Royal Mail privatisation: public sector pensions claim another victim

The coalition government announced today that Royal Mail is going to be privatised. The economic argument is of course no stronger than it has been every other time the sale of Royal Mail has been touted, but in an age of austerity, it is no surprise that the government wants to get this loss-making enterprise off the balance-sheet.

Royal Mail has of course been run like a business for a long time now – which is why we can even talk about its profitability. Most public services would make a loss in the private sector – that is why they are public services, to ensure public goods are delivered irrespective of market value. The fact that we pay for Royal Mail services doesn’t necessarily mean that it is a state-owned business; it could easily be viewed as a form of co-production.

The argument goes that the growth of email and social networking fatally undermines demand for Royal Mail. That is right, at least to some extent. But it doesn’t necessarily mean that the private sector would be able to cope more effectively with falling demand. In fact it may demonstrate that Royal Mail’s failings are due to exogenous factors rather than public sector inefficiencies. If the private sector is to return the Royal Mail to profitability, it will surely do so by ceasing the most costly services – typically used by people who have least access to the internet anyway. It is not hard to imagine already-strained local authority and voluntary sector organisations stepping into the breach to ensure that the most vulnerable members of society in this regard (including older people in remote areas) receive some form of mail service even if they are ignored or priced out by a privatised Royal Mail.

So, the argument on profitability is not convincing, and privatisation could lead to worse outcomes for many people. What is really behind the government’s move? The devil lies in the detail: the Royal Mail’s enormous pension scheme deficit. Figures released this year suggest that it now stands at over £10bn.
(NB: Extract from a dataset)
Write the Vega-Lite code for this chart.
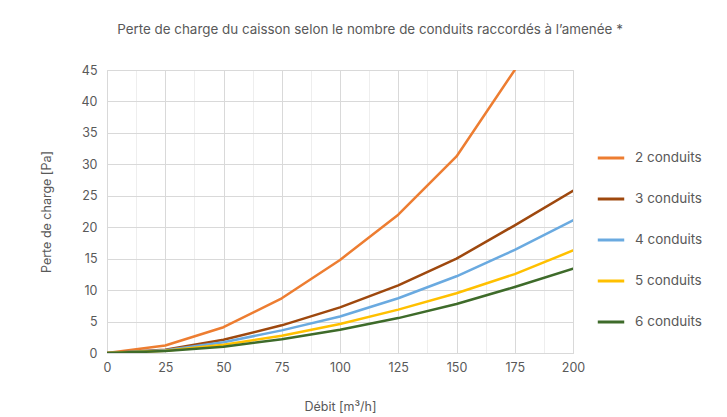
{
  "$schema": "https://vega.github.io/schema/vega-lite/v6.json",
  "width": 466,
  "height": 283,
  "autosize": {"type": "none"},
  "padding": {"left": 107, "top": 70, "right": 154, "bottom": 64},
  "background": "white",
  "config": {
    "font": "Inter",
    "view": {"stroke": "#d9d9d9", "strokeWidth": 1}
  },
  "title": {
    "text": "Perte de charge du caisson selon le nombre de conduits raccordés à l’amenée *",
    "anchor": "middle",
    "frame": "group",
    "dx": 30,
    "offset": 28,
    "fontSize": 13.4,
    "fontWeight": "normal",
    "color": "#595959"
  },
  "data": {
    "values": [
      {"debit": 0, "serie": "2 conduits", "perte": 0},
      {"debit": 25, "serie": "2 conduits", "perte": 1.2},
      {"debit": 50, "serie": "2 conduits", "perte": 4.1},
      {"debit": 75, "serie": "2 conduits", "perte": 8.7},
      {"debit": 100, "serie": "2 conduits", "perte": 14.8},
      {"debit": 125, "serie": "2 conduits", "perte": 22.0},
      {"debit": 150, "serie": "2 conduits", "perte": 31.25},
      {"debit": 175, "serie": "2 conduits", "perte": 45.0},
      {"debit": 0, "serie": "3 conduits", "perte": 0},
      {"debit": 25, "serie": "3 conduits", "perte": 0.53},
      {"debit": 50, "serie": "3 conduits", "perte": 2.1},
      {"debit": 75, "serie": "3 conduits", "perte": 4.4},
      {"debit": 100, "serie": "3 conduits", "perte": 7.25},
      {"debit": 125, "serie": "3 conduits", "perte": 10.75},
      {"debit": 150, "serie": "3 conduits", "perte": 15.0},
      {"debit": 175, "serie": "3 conduits", "perte": 20.3},
      {"debit": 200, "serie": "3 conduits", "perte": 25.8},
      {"debit": 0, "serie": "4 conduits", "perte": 0},
      {"debit": 25, "serie": "4 conduits", "perte": 0.45},
      {"debit": 50, "serie": "4 conduits", "perte": 1.7},
      {"debit": 75, "serie": "4 conduits", "perte": 3.6},
      {"debit": 100, "serie": "4 conduits", "perte": 5.8},
      {"debit": 125, "serie": "4 conduits", "perte": 8.7},
      {"debit": 150, "serie": "4 conduits", "perte": 12.2},
      {"debit": 175, "serie": "4 conduits", "perte": 16.4},
      {"debit": 200, "serie": "4 conduits", "perte": 21.1},
      {"debit": 0, "serie": "5 conduits", "perte": 0},
      {"debit": 25, "serie": "5 conduits", "perte": 0.35},
      {"debit": 50, "serie": "5 conduits", "perte": 1.3},
      {"debit": 75, "serie": "5 conduits", "perte": 2.75},
      {"debit": 100, "serie": "5 conduits", "perte": 4.6},
      {"debit": 125, "serie": "5 conduits", "perte": 6.9},
      {"debit": 150, "serie": "5 conduits", "perte": 9.5},
      {"debit": 175, "serie": "5 conduits", "perte": 12.55},
      {"debit": 200, "serie": "5 conduits", "perte": 16.3},
      {"debit": 0, "serie": "6 conduits", "perte": 0},
      {"debit": 25, "serie": "6 conduits", "perte": 0.3},
      {"debit": 50, "serie": "6 conduits", "perte": 1.0},
      {"debit": 75, "serie": "6 conduits", "perte": 2.2},
      {"debit": 100, "serie": "6 conduits", "perte": 3.7},
      {"debit": 125, "serie": "6 conduits", "perte": 5.55},
      {"debit": 150, "serie": "6 conduits", "perte": 7.8},
      {"debit": 175, "serie": "6 conduits", "perte": 10.5},
      {"debit": 200, "serie": "6 conduits", "perte": 13.4}
    ]
  },
  "mark": {"type": "line", "strokeWidth": 2.5, "clip": true, "strokeCap": "round", "strokeJoin": "round"},
  "encoding": {
    "x": {
      "field": "debit",
      "type": "quantitative",
      "scale": {"domain": [0, 200], "nice": false},
      "axis": {
        "title": "Débit [m³/h]",
        "values": [0, 12.5, 25, 37.5, 50, 62.5, 75, 87.5, 100, 112.5, 125, 137.5, 150, 162.5, 175, 187.5, 200],
        "labelExpr": "datum.value % 25 === 0 ? datum.label : ''",
        "labelFlush": false,
        "labelOverlap": false,
        "labelFontSize": 12.5,
        "labelColor": "#595959",
        "labelPadding": 8,
        "ticks": false,
        "domainColor": "#d9d9d9",
        "gridColor": {"condition": {"test": "datum.value % 25 !== 0", "value": "#eeeeee"}, "value": "#d9d9d9"},
        "titleFontSize": 12.5,
        "titleFontWeight": "normal",
        "titleColor": "#595959",
        "titlePadding": 27
      }
    },
    "y": {
      "field": "perte",
      "type": "quantitative",
      "scale": {"domain": [0, 45], "nice": false},
      "axis": {
        "title": "Perte de charge [Pa]",
        "values": [0, 5, 10, 15, 20, 25, 30, 35, 40, 45],
        "labelFontSize": 12.5,
        "labelColor": "#595959",
        "labelPadding": 10,
        "ticks": false,
        "domain": false,
        "gridColor": "#d9d9d9",
        "titleFontSize": 12.5,
        "titleFontWeight": "normal",
        "titleColor": "#595959",
        "titlePadding": 28
      }
    },
    "color": {
      "field": "serie",
      "type": "nominal",
      "scale": {
        "domain": ["2 conduits", "3 conduits", "4 conduits", "5 conduits", "6 conduits"],
        "range": ["#ED7D31", "#9E480E", "#6AAAE0", "#FFC000", "#3E6B2A"]
      },
      "legend": {
        "title": null,
        "orient": "none",
        "legendX": 489,
        "legendY": 73,
        "symbolType": "stroke",
        "symbolSize": 700,
        "symbolStrokeWidth": 3,
        "labelFontSize": 13.5,
        "labelColor": "#595959",
        "labelOffset": 9,
        "rowPadding": 19
      }
    }
  }
}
This means its liabilities to pay its members’ final salary-related pension benefits far outweigh the value of the assets in the organisation’s pension fund. This has been perhaps the main reason private sector firms have been loathe to gamble on Royal Mail. For all the talk of digitalised mail, Royal Mail – which provides a vital public service for many people – is in financial difficulty precisely because of the way its pension fund has been organised and managed. Independent pensions consultant John Ralfe told the Telegraph in 2009 that the Royal Mail pension fund had been over-exposed to equity losses.

The structural problem in the pension fund, of course, is that it is paying retired former employees for far longer than it expected to when they commenced employment with Royal Mail. We are all living longer and both public and private sector pension schemes – not to mention state pensions – face long-term funding crises. The government has promised to back Royal Mail’s historic pension liabilities but does not want to risk taking on a growing deficit in the future. The debate on whether public sector pensions are legitimate or affordable could rage on and on. It just seems very strange that a public service could be sliced up and sold off for this reason. It is hard to see that privatisation is an economic answer to the pension problem. It is, however, a political answer. It means that a private company could massively reduce the generosity of Royal Mail’s pensions at a greater distance from the public gaze than the government could. Is the loss of a public service really a price worth paying for this political pensions fix?